What advice to do you give aspiring filmmakers in Mississippi?
"I try to encourage college students to learn the basics and go through the creative process. The human network of Mississippi is a plus; it is easy to get to know, and the cooperative attitudes are good in Mississippi."

Name: Yvetta Williams, 32
Born: Jackson
Job: Independent Filmmaker
Film: In "Broken Silence," a love story between a young man, young woman and a child.
Who are some of your role models in film and why?

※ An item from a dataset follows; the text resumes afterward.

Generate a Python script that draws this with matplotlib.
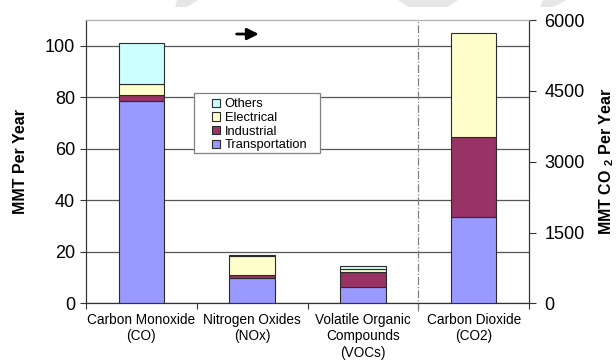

"Spike Lee, because he addresses a lot of social issues. He is not a surface filmmaker. He challenges you to think beyond what you see visually. He introduced me to experimental techniques through camera movement, editing, framing shots in an artistic kind of way. He paved the way for a lot of people in our generation to feel that it's possible to make films."
What do you find most challenging about filmmaking in Mississippi?
"Getting people outside of film to take you seriously. Film as a career is foreign to people here. Getting people to do things in certain places. In the last two to three years, people have opened their thinking about film."

Name: Will Nail, 18
Home: Clinton
Job: Student. "My plans for the future are to go to film school in Denver, Colo., and make films and eventually have my own independent production company."
Film: "Will's Prom" is about a prom experience gone terribly wrong. so the video shows the visual side of the song.
Who are some of your role models in film and why?
"Spike Jonze; he's real creative and has the same background as me. He grew up a skateboarder. That is how I got into film."
How many years have you been in film? How did you get started?
"I have been a skateboarder since I was 11, and in some weird way I got interested in film through that. I always wanted to make a skateboard video even before I had even seen a skate video; it just seemed interesting."
What advice to do you give aspiring filmmakers in Mississippi?
"Keep doing it; the best learning is to do. Get a buddy involved, get editing software and add the creative aspect to it."